鞠典衣は方諸を心配するふりをして、スパイに関する情報を聞き出そうとしていた。スパイが目を覚ましたことを知ると、鞠典衣は動揺した。綾錦司に戻ると、宦官が帝旭から下賜された杏仁茶を届けた。鞠典衣はこれが何らかの合図だと気づき、なかなか飲もうとしなかった。柘榴(しゃりゅう)に勧められて一口飲むと、急に気分が悪くなった。柘榴(しゃりゅう)は杏仁茶に問題があると疑い、慌てて綾錦司に戻って確認すると、全員が毒に侵されて倒れていた。柘榴(しゃりゅう)自身も毒から逃れることはできず、血を吐いて倒れ、瀕死の状態に陥った。
第18話あらすじとネタバレ
蘇鳴は細作を捕らえようとするも失敗に終わる。
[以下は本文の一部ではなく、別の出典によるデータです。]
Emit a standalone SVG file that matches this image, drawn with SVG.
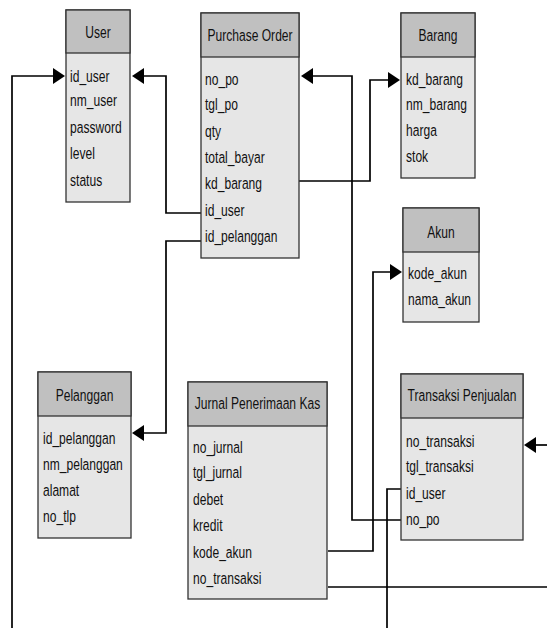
<svg xmlns="http://www.w3.org/2000/svg" width="547" height="628" viewBox="0 0 547 628">
<style>
.hd{fill:#c0c0c0;stroke:#333;stroke-width:1.3}
.bd{fill:#e6e6e6;stroke:#333;stroke-width:1.3}
text{font-family:"Liberation Sans",Arial,sans-serif;font-size:17px;fill:#111}
.t{text-anchor:middle}
.c{fill:none;stroke:#000;stroke-width:1.7}
.ah{fill:#000;stroke:none}
</style>
<rect width="547" height="628" fill="#fff"/>
<g id="connectors">
<path class="c" d="M12,628 V76 H54"/>
<polygon class="ah" points="65,76 53,68 53,84"/>
<path class="c" d="M201,213 H166 V76 H143"/>
<polygon class="ah" points="132,76 144,68 144,84"/>
<path class="c" d="M201,241 H166 V433 H144"/>
<polygon class="ah" points="132,433 144,425 144,441"/>
<path class="c" d="M401,520 H352 V76 H312"/>
<polygon class="ah" points="301,76 313,68 313,84"/>
<path class="c" d="M299,181 H370 V80 H389"/>
<polygon class="ah" points="400,80 388,72 388,88"/>
<path class="c" d="M328,551 H373 V272 H391"/>
<polygon class="ah" points="402,272 390,264 390,280"/>
<path class="c" d="M401,489 H387 V628"/>
<path class="c" d="M328,587 H547"/>
<path class="c" d="M547,445 H534"/>
<polygon class="ah" points="524,445 536,437 536,453"/>
</g>
<g id="user">
<rect class="bd" x="66" y="10" width="64" height="192"/>
<rect class="hd" x="66" y="10" width="64" height="43"/>
<text class="t" transform="translate(98,38) scale(0.71,1)">User</text>
<text transform="translate(70,82) scale(0.71,1)">id_user</text>
<text transform="translate(70,106) scale(0.71,1)">nm_user</text>
<text transform="translate(70,133) scale(0.71,1)">password</text>
<text transform="translate(70,159) scale(0.71,1)">level</text>
<text transform="translate(70,186) scale(0.71,1)">status</text>
</g>
<g id="purchase-order">
<rect class="bd" x="201" y="13" width="98" height="245"/>
<rect class="hd" x="201" y="13" width="98" height="44"/>
<text class="t" transform="translate(250,41) scale(0.71,1)">Purchase Order</text>
<text transform="translate(205,85) scale(0.71,1)">no_po</text>
<text transform="translate(205,110) scale(0.71,1)">tgl_po</text>
<text transform="translate(205,137) scale(0.71,1)">qty</text>
<text transform="translate(205,163) scale(0.71,1)">total_bayar</text>
<text transform="translate(205,189) scale(0.71,1)">kd_barang</text>
<text transform="translate(205,216) scale(0.71,1)">id_user</text>
<text transform="translate(205,242) scale(0.71,1)">id_pelanggan</text>
</g>
<g id="barang">
<rect class="bd" x="401" y="13" width="74" height="165"/>
<rect class="hd" x="401" y="13" width="74" height="44"/>
<text class="t" transform="translate(438,41) scale(0.71,1)">Barang</text>
<text transform="translate(406,85) scale(0.71,1)">kd_barang</text>
<text transform="translate(406,110) scale(0.71,1)">nm_barang</text>
<text transform="translate(406,136) scale(0.71,1)">harga</text>
<text transform="translate(406,162) scale(0.71,1)">stok</text>
</g>
<g id="akun">
<rect class="bd" x="403" y="208" width="76" height="114"/>
<rect class="hd" x="403" y="208" width="76" height="44"/>
<text class="t" transform="translate(441,238) scale(0.71,1)">Akun</text>
<text transform="translate(408,279) scale(0.71,1)">kode_akun</text>
<text transform="translate(408,305) scale(0.71,1)">nama_akun</text>
</g>
<g id="pelanggan">
<rect class="bd" x="38" y="372" width="93" height="166"/>
<rect class="hd" x="38" y="372" width="93" height="44"/>
<text class="t" transform="translate(84.5,401) scale(0.71,1)">Pelanggan</text>
<text transform="translate(43,444) scale(0.71,1)">id_pelanggan</text>
<text transform="translate(43,470) scale(0.71,1)">nm_pelanggan</text>
<text transform="translate(43,496) scale(0.71,1)">alamat</text>
<text transform="translate(43,522) scale(0.71,1)">no_tlp</text>
</g>
<g id="jurnal-penerimaan-kas">
<rect class="bd" x="188" y="382" width="139" height="217"/>
<rect class="hd" x="188" y="382" width="139" height="44"/>
<text class="t" transform="translate(257.5,409) scale(0.71,1)">Jurnal Penerimaan Kas</text>
<text transform="translate(193,453) scale(0.71,1)">no_jurnal</text>
<text transform="translate(193,478) scale(0.71,1)">tgl_jurnal</text>
<text transform="translate(193,505) scale(0.71,1)">debet</text>
<text transform="translate(193,531) scale(0.71,1)">kredit</text>
<text transform="translate(193,558) scale(0.71,1)">kode_akun</text>
<text transform="translate(193,584) scale(0.71,1)">no_transaksi</text>
</g>
<g id="transaksi-penjualan">
<rect class="bd" x="401" y="374" width="122" height="166"/>
<rect class="hd" x="401" y="374" width="122" height="44"/>
<text class="t" transform="translate(462,401) scale(0.71,1)">Transaksi Penjualan</text>
<text transform="translate(406,447) scale(0.71,1)">no_transaksi</text>
<text transform="translate(406,472) scale(0.71,1)">tgl_transaksi</text>
<text transform="translate(406,499) scale(0.71,1)">id_user</text>
<text transform="translate(406,525) scale(0.71,1)">no_po</text>
</g>
</svg>
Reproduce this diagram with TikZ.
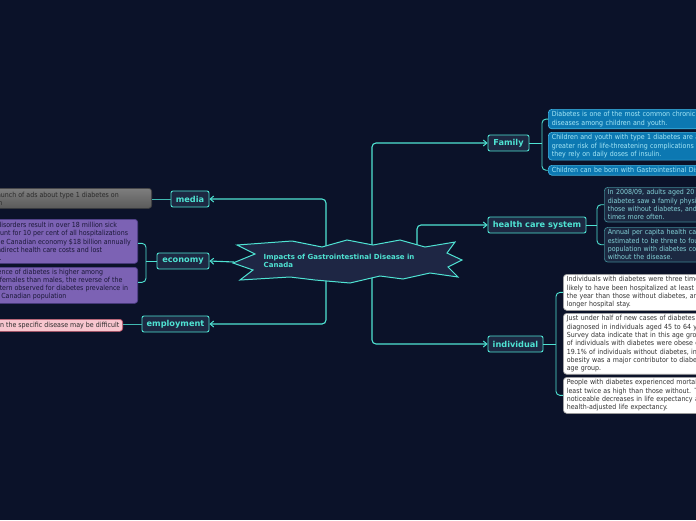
\documentclass[tikz,border=0pt]{standalone}
\usepackage{fontspec}
\setmainfont{DejaVu Sans}
\newfontfamily\condfont{DejaVu Sans Condensed}
\usetikzlibrary{arrows.meta}
\definecolor{bg}{HTML}{0B1229}
\definecolor{cy}{HTML}{4FE3D3}
\definecolor{topicfill}{HTML}{1D2842}
\definecolor{starfill}{HTML}{1E2644}
\definecolor{famfill}{HTML}{0C78B2}
\definecolor{famdraw}{HTML}{3FB2E0}
\definecolor{famtext}{HTML}{A6E8F7}
\definecolor{hcfill}{HTML}{1C2942}
\definecolor{hcdraw}{HTML}{3E8590}
\definecolor{hctext}{HTML}{84D2D8}
\definecolor{inddraw}{HTML}{9A9A9A}
\definecolor{indtext}{HTML}{333333}
\definecolor{ecofill}{HTML}{7C62B4}
\definecolor{ecodraw}{HTML}{52408C}
\definecolor{ecotext}{HTML}{1B1838}
\definecolor{pinkfill}{HTML}{F8C6CF}
\definecolor{pinkdraw}{HTML}{C4566A}
\definecolor{darktext}{HTML}{2A2A2A}
\definecolor{graytop}{HTML}{7E7E7E}
\definecolor{graybot}{HTML}{5A5A5A}
\tikzset{
 topic/.style={draw=cy, fill=topicfill, rounded corners=2pt, line width=0.9pt, text=cy,
   font=\fontsize{8.2}{9}\selectfont\bfseries, inner sep=0pt, minimum height=16pt},
 conn/.style={draw=cy, line width=1.1pt, rounded corners=4pt},
 subconn/.style={draw=cy, line width=0.9pt, rounded corners=4pt},
 arrowto/.style={-{Straight Barb[length=3.5pt,width=6pt,line width=1pt]}},
 txtbox/.style={anchor=north west, align=left, inner xsep=3.5pt, inner ysep=2.2pt,
   rounded corners=3.5pt, line width=0.7pt, font=\condfont\fontsize{7}{8.3}\selectfont, text width=250pt},
 fambox/.style={txtbox, fill=famfill, draw=famdraw, text=famtext},
 hcbox/.style={txtbox, fill=hcfill, draw=hcdraw, text=hctext},
 indbox/.style={txtbox, fill=white, draw=inddraw, text=indtext},
 leftbox/.style={anchor=north east, inner sep=0pt, rounded corners=3pt, line width=0.7pt, minimum width=220pt},
 ecobox/.style={leftbox, fill=ecofill, draw=ecodraw},
 graybox/.style={leftbox, top color=graytop, bottom color=graybot, draw=graybot!70!black},
 pinkbox/.style={leftbox, fill=pinkfill, draw=pinkdraw},
 lline/.style={anchor=base east, inner sep=0pt, font=\condfont\fontsize{7}{8.3}\selectfont},
}
\begin{document}
\begin{tikzpicture}[x=1pt,y=-1pt]
\fill[bg] (0,0) rectangle (696,520);
\useasboundingbox (0,0) rectangle (696,520);
\clip (0,0) rectangle (696,520);

% topic nodes
\node[topic, minimum width=41pt] (family) at (508.5,143) {Family};
\node[topic, minimum width=98pt] (health) at (537,225) {health care system};
\node[topic, minimum width=55pt] (individual) at (515.5,344) {individual};
\node[topic, minimum width=38pt] (media) at (190,199) {media};
\node[topic, minimum width=52pt] (economy) at (183,261) {economy};
\node[topic, minimum width=67pt] (employment) at (175.5,324) {employment};

% trunk anchors (hidden behind the central shape)
\coordinate (lt) at (326,261);
\coordinate (rt) at (372,261);
\coordinate (ht) at (417,261);
\coordinate (et) at (234,262);

\draw[conn, arrowto] (lt) |- (media.east);
\draw[conn, arrowto] (lt) |- (employment.east);
\draw[conn, arrowto] (et) -- (economy.east);
\draw[conn, arrowto] (rt) |- (family.west);
\draw[conn, arrowto] (ht) |- (health.west);
\draw[conn, arrowto] (rt) |- (individual.west);

% central shape
\draw[fill=starfill, draw=cy, line width=1pt, line join=miter]
 (237,245) -- (292,241) -- (322,247) -- (347,240) -- (373,245) -- (400,240) -- (425,247)
 -- (455,242) -- (447,253) -- (462,260) -- (448,267) -- (458,277) -- (430,273) -- (403,279)
 -- (380,276) -- (350,283) -- (315,280) -- (290,277) -- (240,280) -- (253,270) -- (233,263)
 -- (255,254) -- cycle;
\node[anchor=west, align=left, inner sep=0pt, text=cy, font=\fontsize{7}{8}\selectfont\bfseries]
 (centre) at (263.5,260.5) {Impacts of Gastrointestinal Disease in\\Canada};

% Family children
\node[fambox] (fam1) at (548,109) {Diabetes is one of the most common chronic\\diseases among children and youth.};
\node[fambox] (fam2) at (548,132) {Children and youth with type 1 diabetes are at\\greater risk of life-threatening complications as\\they rely on daily doses of insulin.};
\node[fambox] (fam3) at (548,165) {Children can be born with Gastrointestinal Disease.};
\coordinate (famb) at (542,143);
\draw[subconn] (family.east) -- (famb);
\draw[subconn] (fam1.west) -| (famb) |- (fam3.west);

% health care children
\node[hcbox] (hc1) at (604,187) {In 2008/09, adults aged 20 and older with\\diabetes saw a family physician twice as\\those without diabetes, and a specialist three\\times more often.};
\node[hcbox] (hc2) at (604,227) {Annual per capita health care costs were\\estimated to be three to four times higher for the\\population with diabetes compared to those\\without the disease.};
\coordinate (hcb) at (597,225);
\draw[subconn] (health.east) -- (hcb);
\draw[subconn] (hc1.west) -| (hcb) |- (hc2.west);

% individual children
\node[indbox] (ind1) at (563,274) {Individuals with diabetes were three times more\\likely to have been hospitalized at least once in\\the year than those without diabetes, and had a\\longer hospital stay.};
\node[indbox] (ind2) at (563,313) {Just under half of new cases of diabetes were\\diagnosed in individuals aged 45 to 64 years.\\Survey data indicate that in this age group, 36.6\%\\of individuals with diabetes were obese compared to\\19.1\% of individuals without diabetes, indicating that\\obesity was a major contributor to diabetes in this\\age group.};
\node[indbox] (ind3) at (563,377) {People with diabetes experienced mortality rates at\\least twice as high than those without. There were\\noticeable decreases in life expectancy and\\health-adjusted life expectancy.};
\coordinate (indb) at (556,344);
\draw[subconn] (individual.east) -- (indb);
\draw[subconn] (ind1.west) -| (indb) |- (ind3.west);

% media child
\node[graybox, minimum height=20pt] (med1) at (152,188) {};
\draw[subconn, draw=cy!80!bg, line width=0.8pt] (media.west) -- (med1.east |- media.west);
\node[lline, text=darktext] (med1a) at (119,197) {There has been a launch of ads about type 1 diabetes on};
\node[lline, text=darktext] (med1b) at (2.5,205) {television};

% economy children
\node[ecobox, minimum height=44pt] (eco1) at (138,219) {};
\node[ecobox, minimum height=36pt] (eco2) at (138,267) {};
\coordinate (ecob) at (146,261);
\draw[subconn] (economy.west) -- (ecob);
\draw[subconn] ([yshift=-2pt]eco1.east) -| (ecob) |- ([yshift=3pt]eco2.east);
\node[lline, text=ecotext] (eco1a) at (117.3,227.5) {Digestive disorders result in over 18 million sick};
\node[lline, text=ecotext] (eco1b) at (128.3,235.8) {days, account for 10 per cent of all hospitalizations};
\node[lline, text=ecotext] (eco1c) at (131,244.1) {and cost the Canadian economy \$18 billion annually};
\node[lline, text=ecotext] (eco1d) at (102.3,252.4) {in direct and indirect health care costs and lost};
\node[lline, text=ecotext] (eco1e) at (1.5,260.7) {productivity.};
\node[lline, text=ecotext] (eco2a) at (103.3,274.3) {The incidence of diabetes is higher among};
\node[lline, text=ecotext] (eco2b) at (122.7,282.3) {females than males, the reverse of the};
\node[lline, text=ecotext] (eco2c) at (128.3,290.3) {pattern observed for diabetes prevalence in};
\node[lline, text=ecotext] (eco2d) at (66.7,298.6) {the Canadian population};

% employment child
\node[pinkbox, minimum height=12pt] (emp1) at (123,319) {};
\draw[subconn, draw=cy!80!bg, line width=0.8pt] (employment.west) -- (emp1.east |- employment.west);
\node[lline, text=darktext] (emp1a) at (119.5,327.3) {Getting employment based on the specific disease may be difficult};
\end{tikzpicture}
\end{document}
哨子は捕らえられた刺客の口から、全ての黒幕が綾錦司の鞠典衣の指示によるものだと知る。綾錦司の身を案じた哨子は急いで駆けつけるが、既に遅かった。この一件を聞いた帝旭(ていそく)は激怒し、宮中で女官が殺害されたことに憤慨する。哨子の報告によると、刺客の頭目は呉奇という男で、長年刺客を養っており、今回使用された毒は綾錦司事件で使用されたものと同じだという。黒幕を突き止めるため、帝旭(ていそく)は柘榴(しゃりゅう)の意識が戻るのを焦燥しながら待っていた。柘榴(しゃりゅう)は毒の量が少なかったため、手がかりを与えてくれる可能性があったからだ。
一方、方海市(かいし)は迦満皇族の聖薬を服用し、師父の真気の助けもあって意識を取り戻す。ベッドサイドで見守っていた師父に対し、彼に出会ったことを後悔していないと力強く語る。師父は方海市(かいし)の勇敢さを喜び、薬の苦さを和らげるため、わざわざ市場で菓子を買い与える。方海市(かいし)も市場へ行き、菓子を味わうだけでなく、師父に頼んで寒さをしのぐための外套を買ってもらう。こうした小さな触れ合いが、方海市(かいし)の心に温かい喜びをもたらす。
師父の目を守るため、方海市(かいし)は贈り物として双喜の赤い蝋燭に火を灯し、暗い部屋を明るく照らそうとする。方諸は苦笑しながら、紅い蝋燭はそういう用途ではないと説明する。その時、張大人が報告に訪れ、方卓英(ほうたくえい)が単身で瀚北へ蘇鳴を追っていること、そして蘇鳴一味が細作拉緻に失敗し、追跡を逃れるため服毒自殺したことを伝える。更に、綾錦司の鞠典衣も毒殺され、繡女の柘榴(しゃりゅう)だけが辛うじて一命を取り留め、医官による治療を受けているという。
帝旭(ていそく)からの密旨を受け取った方諸は、急ぎ天啓へ戻らざるを得なくなる。方海市(かいし)は事態の緊急性を理解し、師父に帰京の際に鞠典衣への弔いの線香をあげてくれるよう頼む。方海市との別れを惜しみつつも、方諸は聖命に従い、彼女の無事を確認してから出発する。
黄泉営に不安を感じた方海市は、営に戻ることを決意する。張大人は彼女の怪我を心配するが、黄泉営を守ることの重要性も理解していた。方海市は、辺境が安定してこそ師父が安心して朝廷の政務を執れると考え、一刻も早く黄泉営へ戻ることを主張する。
方卓英(ほうたくえい)は単身で蘇鳴を瀚北まで追跡し、激しい戦いを繰り広げる。奪洛が兵を率いて蘇鳴に加勢する。戦闘中、方卓英(ほうたくえい)の仮面が剝がれ落ちる。瓜二つの奪洛に対し、彼は紅薬帝姫の令牌を見せ、その場を脱出する。
帝旭(ていそく)は緹蘭を呼び出し、大量の上奏文を読むように命じる。緹蘭は後宮は政治に関与してはならないという掟を破ることへの不安から躊躇するが、帝旭(ていそく)の励ましを受け、皇帝の政務を手伝うことに同意する。
綾錦司の事件を聞いた方卓英(ほうたくえい)は、すぐに天啓へ戻り、柘榴(しゃりゅう)の身を案じて駆けつける。ようやく彼女の前に立つことができたが、毒によって失明した柘榴(しゃりゅう)の姿を目の当たりにし、深い悲しみに暮れる。